What you will do:
Print the listing in its entirety and exactly, leaving out images.

__________

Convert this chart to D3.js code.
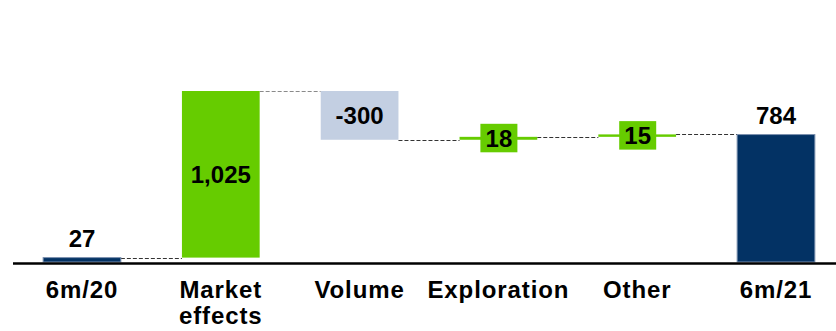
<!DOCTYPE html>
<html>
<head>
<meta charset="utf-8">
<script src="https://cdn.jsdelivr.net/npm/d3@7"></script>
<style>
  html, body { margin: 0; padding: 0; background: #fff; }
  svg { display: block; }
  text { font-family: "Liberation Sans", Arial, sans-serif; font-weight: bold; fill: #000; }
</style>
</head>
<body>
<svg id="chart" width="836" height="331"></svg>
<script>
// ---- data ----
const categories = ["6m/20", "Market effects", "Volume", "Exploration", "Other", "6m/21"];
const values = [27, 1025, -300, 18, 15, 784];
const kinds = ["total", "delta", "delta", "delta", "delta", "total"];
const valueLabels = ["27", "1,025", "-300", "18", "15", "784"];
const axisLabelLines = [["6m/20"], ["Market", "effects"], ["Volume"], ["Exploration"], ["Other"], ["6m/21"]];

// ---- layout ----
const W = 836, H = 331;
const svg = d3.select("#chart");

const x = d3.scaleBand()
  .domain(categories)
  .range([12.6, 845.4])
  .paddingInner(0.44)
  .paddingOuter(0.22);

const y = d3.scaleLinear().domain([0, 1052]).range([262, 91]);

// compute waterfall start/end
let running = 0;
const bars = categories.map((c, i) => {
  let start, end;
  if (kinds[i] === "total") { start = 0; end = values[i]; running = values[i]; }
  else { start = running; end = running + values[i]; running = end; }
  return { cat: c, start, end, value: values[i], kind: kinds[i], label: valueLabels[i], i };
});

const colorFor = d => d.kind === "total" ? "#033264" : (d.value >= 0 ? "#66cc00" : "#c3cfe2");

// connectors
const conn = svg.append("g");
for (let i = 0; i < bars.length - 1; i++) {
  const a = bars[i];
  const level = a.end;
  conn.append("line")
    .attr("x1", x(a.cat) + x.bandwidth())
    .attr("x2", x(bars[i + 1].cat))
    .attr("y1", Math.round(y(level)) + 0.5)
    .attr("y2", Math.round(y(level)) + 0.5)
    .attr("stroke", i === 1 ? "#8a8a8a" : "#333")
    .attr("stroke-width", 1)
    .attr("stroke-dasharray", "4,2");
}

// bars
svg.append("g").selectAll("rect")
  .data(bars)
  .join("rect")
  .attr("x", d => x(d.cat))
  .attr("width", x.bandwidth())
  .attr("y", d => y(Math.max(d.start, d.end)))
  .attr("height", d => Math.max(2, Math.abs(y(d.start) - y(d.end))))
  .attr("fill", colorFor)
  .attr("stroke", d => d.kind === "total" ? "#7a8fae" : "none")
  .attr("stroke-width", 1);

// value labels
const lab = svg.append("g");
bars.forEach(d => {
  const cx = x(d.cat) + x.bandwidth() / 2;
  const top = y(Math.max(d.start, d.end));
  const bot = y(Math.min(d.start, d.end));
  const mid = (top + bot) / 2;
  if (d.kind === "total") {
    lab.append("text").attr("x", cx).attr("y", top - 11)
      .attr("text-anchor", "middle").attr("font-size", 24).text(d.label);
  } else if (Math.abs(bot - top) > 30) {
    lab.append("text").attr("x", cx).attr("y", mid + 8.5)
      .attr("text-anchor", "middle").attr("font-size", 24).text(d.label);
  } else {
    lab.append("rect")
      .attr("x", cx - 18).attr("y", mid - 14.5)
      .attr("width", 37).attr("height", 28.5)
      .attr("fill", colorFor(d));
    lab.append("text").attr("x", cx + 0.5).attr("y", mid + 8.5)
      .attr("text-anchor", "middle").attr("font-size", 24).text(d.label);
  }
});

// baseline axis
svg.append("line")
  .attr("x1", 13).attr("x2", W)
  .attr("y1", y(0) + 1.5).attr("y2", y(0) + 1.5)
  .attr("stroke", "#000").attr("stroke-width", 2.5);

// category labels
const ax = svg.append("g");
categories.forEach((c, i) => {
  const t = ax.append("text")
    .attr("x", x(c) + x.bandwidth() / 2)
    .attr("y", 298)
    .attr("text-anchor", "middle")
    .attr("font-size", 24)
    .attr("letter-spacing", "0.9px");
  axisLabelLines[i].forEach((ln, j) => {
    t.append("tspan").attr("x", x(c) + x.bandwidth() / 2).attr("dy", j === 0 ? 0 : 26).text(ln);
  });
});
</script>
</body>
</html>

__________

Result of the exercise:
Convert this chart to D3.js code.
<!DOCTYPE html>
<html>
<head>
<meta charset="utf-8">
<script src="https://cdn.jsdelivr.net/npm/d3@7"></script>
<style>
  html, body { margin: 0; padding: 0; background: #fff; }
  svg { display: block; }
  text { font-family: "Liberation Sans", Arial, sans-serif; font-weight: bold; fill: #000; }
</style>
</head>
<body>
<svg id="chart" width="836" height="331"></svg>
<script>
// ---- data ----
const categories = ["6m/20", "Market effects", "Volume", "Exploration", "Other", "6m/21"];
const values = [27, 1025, -300, 18, 15, 784];
const kinds = ["total", "delta", "delta", "delta", "delta", "total"];
const valueLabels = ["27", "1,025", "-300", "18", "15", "784"];
const axisLabelLines = [["6m/20"], ["Market", "effects"], ["Volume"], ["Exploration"], ["Other"], ["6m/21"]];

// ---- layout ----
const W = 836, H = 331;
const svg = d3.select("#chart");

const x = d3.scaleBand()
  .domain(categories)
  .range([12.6, 845.4])
  .paddingInner(0.44)
  .paddingOuter(0.22);

const y = d3.scaleLinear().domain([0, 1052]).range([262, 91]);

// compute waterfall start/end
let running = 0;
const bars = categories.map((c, i) => {
  let start, end;
  if (kinds[i] === "total") { start = 0; end = values[i]; running = values[i]; }
  else { start = running; end = running + values[i]; running = end; }
  return { cat: c, start, end, value: values[i], kind: kinds[i], label: valueLabels[i], i };
});

const colorFor = d => d.kind === "total" ? "#033264" : (d.value >= 0 ? "#66cc00" : "#c3cfe2");

// connectors
const conn = svg.append("g");
for (let i = 0; i < bars.length - 1; i++) {
  const a = bars[i];
  const level = a.end;
  conn.append("line")
    .attr("x1", x(a.cat) + x.bandwidth())
    .attr("x2", x(bars[i + 1].cat))
    .attr("y1", Math.round(y(level)) + 0.5)
    .attr("y2", Math.round(y(level)) + 0.5)
    .attr("stroke", i === 1 ? "#8a8a8a" : "#333")
    .attr("stroke-width", 1)
    .attr("stroke-dasharray", "4,2");
}

// bars
svg.append("g").selectAll("rect")
  .data(bars)
  .join("rect")
  .attr("x", d => x(d.cat))
  .attr("width", x.bandwidth())
  .attr("y", d => y(Math.max(d.start, d.end)))
  .attr("height", d => Math.max(2, Math.abs(y(d.start) - y(d.end))))
  .attr("fill", colorFor)
  .attr("stroke", d => d.kind === "total" ? "#7a8fae" : "none")
  .attr("stroke-width", 1);

// value labels
const lab = svg.append("g");
bars.forEach(d => {
  const cx = x(d.cat) + x.bandwidth() / 2;
  const top = y(Math.max(d.start, d.end));
  const bot = y(Math.min(d.start, d.end));
  const mid = (top + bot) / 2;
  if (d.kind === "total") {
    lab.append("text").attr("x", cx).attr("y", top - 11)
      .attr("text-anchor", "middle").attr("font-size", 24).text(d.label);
  } else if (Math.abs(bot - top) > 30) {
    lab.append("text").attr("x", cx).attr("y", mid + 8.5)
      .attr("text-anchor", "middle").attr("font-size", 24).text(d.label);
  } else {
    lab.append("rect")
      .attr("x", cx - 18).attr("y", mid - 14.5)
      .attr("width", 37).attr("height", 28.5)
      .attr("fill", colorFor(d));
    lab.append("text").attr("x", cx + 0.5).attr("y", mid + 8.5)
      .attr("text-anchor", "middle").attr("font-size", 24).text(d.label);
  }
});

// baseline axis
svg.append("line")
  .attr("x1", 13).attr("x2", W)
  .attr("y1", y(0) + 1.5).attr("y2", y(0) + 1.5)
  .attr("stroke", "#000").attr("stroke-width", 2.5);

// category labels
const ax = svg.append("g");
categories.forEach((c, i) => {
  const t = ax.append("text")
    .attr("x", x(c) + x.bandwidth() / 2)
    .attr("y", 298)
    .attr("text-anchor", "middle")
    .attr("font-size", 24)
    .attr("letter-spacing", "0.9px");
  axisLabelLines[i].forEach((ln, j) => {
    t.append("tspan").attr("x", x(c) + x.bandwidth() / 2).attr("dy", j === 0 ? 0 : 26).text(ln);
  });
});
</script>
</body>
</html>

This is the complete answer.